# EXERCISE REQUIREMENTS
Your task is to copy the listing exactly. Drop any pictures from the copy.

□ □ □

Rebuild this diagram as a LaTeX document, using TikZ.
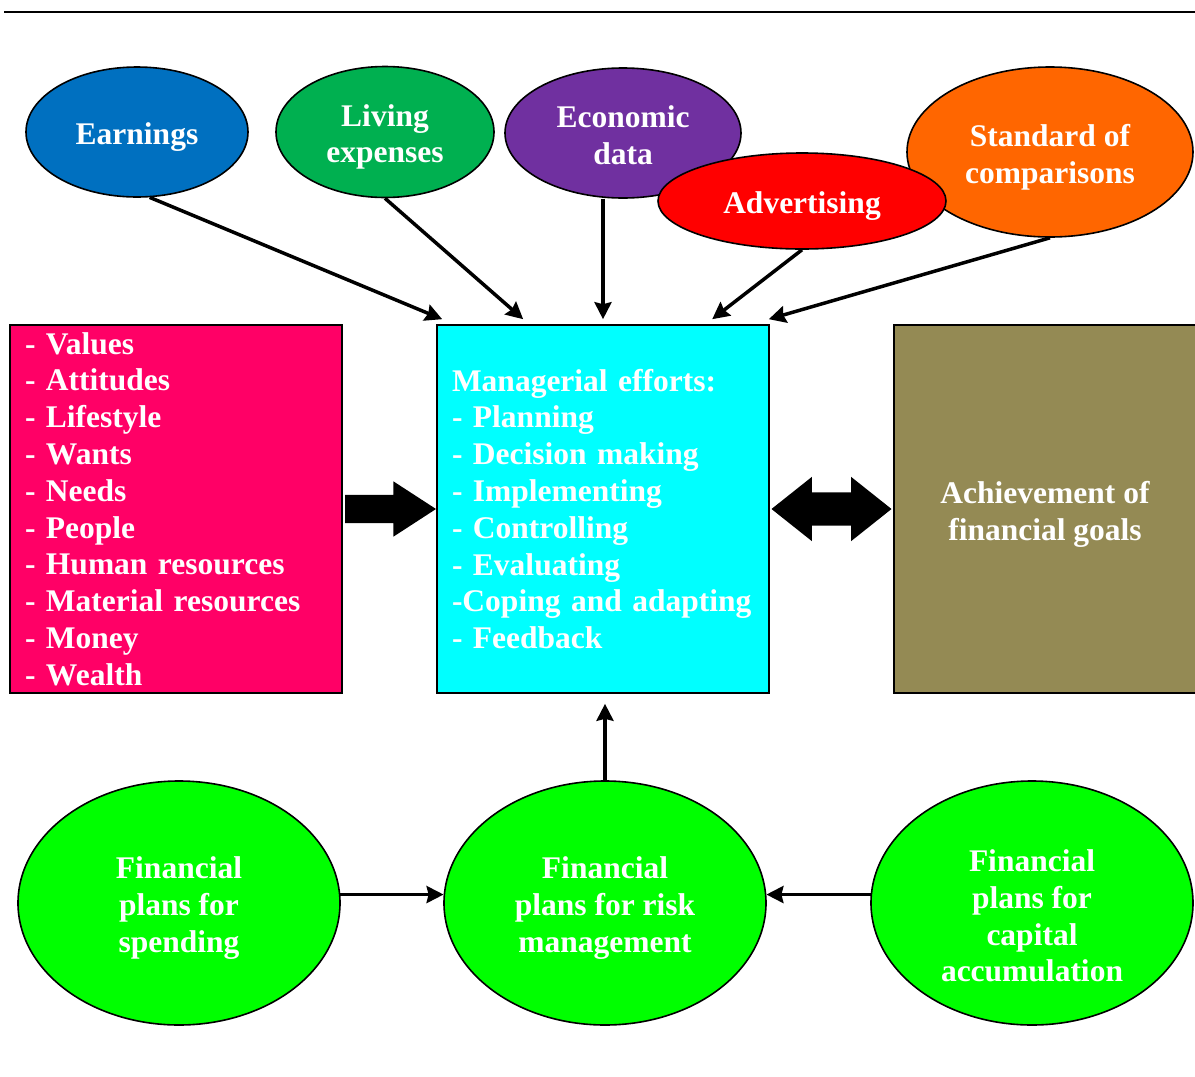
\documentclass[tikz,border=0pt]{standalone}
\usepackage{fontspec}
\setmainfont{Liberation Serif}
\usepackage{xcolor}
\usetikzlibrary{shapes.geometric,shapes.arrows,arrows.meta,calc}

\definecolor{earnblue}{HTML}{0070C0}
\definecolor{livegreen}{HTML}{00B050}
\definecolor{econpurple}{HTML}{7030A0}
\definecolor{stdorange}{HTML}{FF6600}
\definecolor{valuepink}{HTML}{FF0066}
\definecolor{mgmtcyan}{HTML}{00FFFF}
\definecolor{goalolive}{HTML}{948A54}
\definecolor{plangreen}{HTML}{00FF00}

\tikzset{
	bigtext/.style={text=white, font=\bfseries\fontsize{31.5}{36.8}\selectfont},
	words/.style={bigtext, align=center, yshift=-5pt},
	bubble/.style={ellipse, draw=black, line width=1.6pt, inner sep=0pt},
	block/.style={rectangle, draw=black, line width=1.6pt, minimum height=368, inner xsep=15pt, inner ysep=0pt, bigtext},
	arr/.style={line width=3.5pt, -{Stealth[length=17pt,width=17pt,inset=2pt]}},
	fatarrow/.style={single arrow, fill=black, inner xsep=0pt, inner ysep=14pt, minimum height=91,
		single arrow head extend=13.5pt, single arrow tip angle=66},
	fatboth/.style={double arrow, fill=black, inner xsep=0pt, inner ysep=16.5pt, minimum height=120,
		double arrow head extend=15.5pt, double arrow tip angle=77},
}

\begin{document}
	\begin{tikzpicture}[x=1pt, y=-1pt]
		\clip (0,0) rectangle (1195,1077);
		\draw[line width=2.5pt] (4,12) -- (1195,12);

		% influences on top
		\node[bubble, fill=earnblue, minimum width=222, minimum height=130,
			label={[words]center:Earnings}] (earn) at (137,132) {};
		\node[bubble, fill=livegreen, minimum width=218, minimum height=131,
			label={[words]center:Living\\expenses}] (live) at (385,132) {};
		\node[bubble, fill=econpurple, minimum width=236, minimum height=130,
			label={[words, yshift=3pt]center:Economic\\data}] (econ) at (623,133) {};
		\node[bubble, fill=stdorange, minimum width=286, minimum height=170,
			label={[words]center:Standard of\\comparisons}] (std) at (1050,152) {};
		\node[bubble, fill=red, minimum width=288, minimum height=96,
			label={[words]center:Advertising}] (adv) at (802,201) {};

		% the three boxes
		\node[block, fill=valuepink, text width=302, align=left] (values) at (176,509)
			{- Values\\- Attitudes\\- Lifestyle\\- Wants\\- Needs\\- People\\- Human resources\\- Material resources\\- Money\\- Wealth};
		\node[block, fill=mgmtcyan, text width=302, align=left] (mgmt) at (603,509)
			{Managerial efforts:\\- Planning\\- Decision making\\- Implementing\\- Controlling\\- Evaluating\\-Coping and adapting\\- Feedback};
		\node[block, fill=goalolive, minimum width=302,
			label={[words]center:Achievement of\\financial goals}] (goal) at (1045,509) {};

		\node[fatarrow, anchor=tail] (push) at ($(values.east)+(2,0)$) {};
		\node[fatboth] (link) at ($(mgmt.east)!0.5!(goal.west)$) {};

		% financial plans
		\node[bubble, fill=plangreen, minimum width=322, minimum height=244,
			label={[words]center:Financial\\plans for\\spending}] (spend) at (179,903) {};
		\node[bubble, fill=plangreen, minimum width=322, minimum height=244,
			label={[words]center:Financial\\plans for risk\\management}] (risk) at (605,903) {};
		\node[bubble, fill=plangreen, minimum width=322, minimum height=244,
			label={[words, yshift=-8pt]center:Financial\\plans for\\capital\\accumulation}] (cap) at (1032,903) {};

		\draw[arr] (earn.-79) -- ($(mgmt.north west)+(6,-5)$);
		\draw[arr] (live.south) -- ($(mgmt.north west)+(87,-5)$);
		\draw[arr] (econ.south -| mgmt.north) -- ($(mgmt.north)+(0,-5)$);
		\draw[arr] (adv.south) -- ($(mgmt.north west)+(276,-5)$);
		\draw[arr] (std.south) -- ($(mgmt.north east)+(-1,-5)$);

		\draw[arr] (spend.3) -- (risk.177);
		\draw[arr] (cap.177) -- (risk.3);
		\draw[arr, shorten >=10pt] (risk.north) -- (risk.north |- mgmt.south);
	\end{tikzpicture}
\end{document}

□ □ □

# SOLUTION BELOW
Rebuild this diagram as a LaTeX document, using TikZ.
\documentclass[tikz,border=0pt]{standalone}
\usepackage{fontspec}
\setmainfont{Liberation Serif}
\usepackage{xcolor}
\usetikzlibrary{shapes.geometric,shapes.arrows,arrows.meta,calc}

\definecolor{earnblue}{HTML}{0070C0}
\definecolor{livegreen}{HTML}{00B050}
\definecolor{econpurple}{HTML}{7030A0}
\definecolor{stdorange}{HTML}{FF6600}
\definecolor{valuepink}{HTML}{FF0066}
\definecolor{mgmtcyan}{HTML}{00FFFF}
\definecolor{goalolive}{HTML}{948A54}
\definecolor{plangreen}{HTML}{00FF00}

\tikzset{
	bigtext/.style={text=white, font=\bfseries\fontsize{31.5}{36.8}\selectfont},
	words/.style={bigtext, align=center, yshift=-5pt},
	bubble/.style={ellipse, draw=black, line width=1.6pt, inner sep=0pt},
	block/.style={rectangle, draw=black, line width=1.6pt, minimum height=368, inner xsep=15pt, inner ysep=0pt, bigtext},
	arr/.style={line width=3.5pt, -{Stealth[length=17pt,width=17pt,inset=2pt]}},
	fatarrow/.style={single arrow, fill=black, inner xsep=0pt, inner ysep=14pt, minimum height=91,
		single arrow head extend=13.5pt, single arrow tip angle=66},
	fatboth/.style={double arrow, fill=black, inner xsep=0pt, inner ysep=16.5pt, minimum height=120,
		double arrow head extend=15.5pt, double arrow tip angle=77},
}

\begin{document}
	\begin{tikzpicture}[x=1pt, y=-1pt]
		\clip (0,0) rectangle (1195,1077);
		\draw[line width=2.5pt] (4,12) -- (1195,12);

		% influences on top
		\node[bubble, fill=earnblue, minimum width=222, minimum height=130,
			label={[words]center:Earnings}] (earn) at (137,132) {};
		\node[bubble, fill=livegreen, minimum width=218, minimum height=131,
			label={[words]center:Living\\expenses}] (live) at (385,132) {};
		\node[bubble, fill=econpurple, minimum width=236, minimum height=130,
			label={[words, yshift=3pt]center:Economic\\data}] (econ) at (623,133) {};
		\node[bubble, fill=stdorange, minimum width=286, minimum height=170,
			label={[words]center:Standard of\\comparisons}] (std) at (1050,152) {};
		\node[bubble, fill=red, minimum width=288, minimum height=96,
			label={[words]center:Advertising}] (adv) at (802,201) {};

		% the three boxes
		\node[block, fill=valuepink, text width=302, align=left] (values) at (176,509)
			{- Values\\- Attitudes\\- Lifestyle\\- Wants\\- Needs\\- People\\- Human resources\\- Material resources\\- Money\\- Wealth};
		\node[block, fill=mgmtcyan, text width=302, align=left] (mgmt) at (603,509)
			{Managerial efforts:\\- Planning\\- Decision making\\- Implementing\\- Controlling\\- Evaluating\\-Coping and adapting\\- Feedback};
		\node[block, fill=goalolive, minimum width=302,
			label={[words]center:Achievement of\\financial goals}] (goal) at (1045,509) {};

		\node[fatarrow, anchor=tail] (push) at ($(values.east)+(2,0)$) {};
		\node[fatboth] (link) at ($(mgmt.east)!0.5!(goal.west)$) {};

		% financial plans
		\node[bubble, fill=plangreen, minimum width=322, minimum height=244,
			label={[words]center:Financial\\plans for\\spending}] (spend) at (179,903) {};
		\node[bubble, fill=plangreen, minimum width=322, minimum height=244,
			label={[words]center:Financial\\plans for risk\\management}] (risk) at (605,903) {};
		\node[bubble, fill=plangreen, minimum width=322, minimum height=244,
			label={[words, yshift=-8pt]center:Financial\\plans for\\capital\\accumulation}] (cap) at (1032,903) {};

		\draw[arr] (earn.-79) -- ($(mgmt.north west)+(6,-5)$);
		\draw[arr] (live.south) -- ($(mgmt.north west)+(87,-5)$);
		\draw[arr] (econ.south -| mgmt.north) -- ($(mgmt.north)+(0,-5)$);
		\draw[arr] (adv.south) -- ($(mgmt.north west)+(276,-5)$);
		\draw[arr] (std.south) -- ($(mgmt.north east)+(-1,-5)$);

		\draw[arr] (spend.3) -- (risk.177);
		\draw[arr] (cap.177) -- (risk.3);
		\draw[arr, shorten >=10pt] (risk.north) -- (risk.north |- mgmt.south);
	\end{tikzpicture}
\end{document}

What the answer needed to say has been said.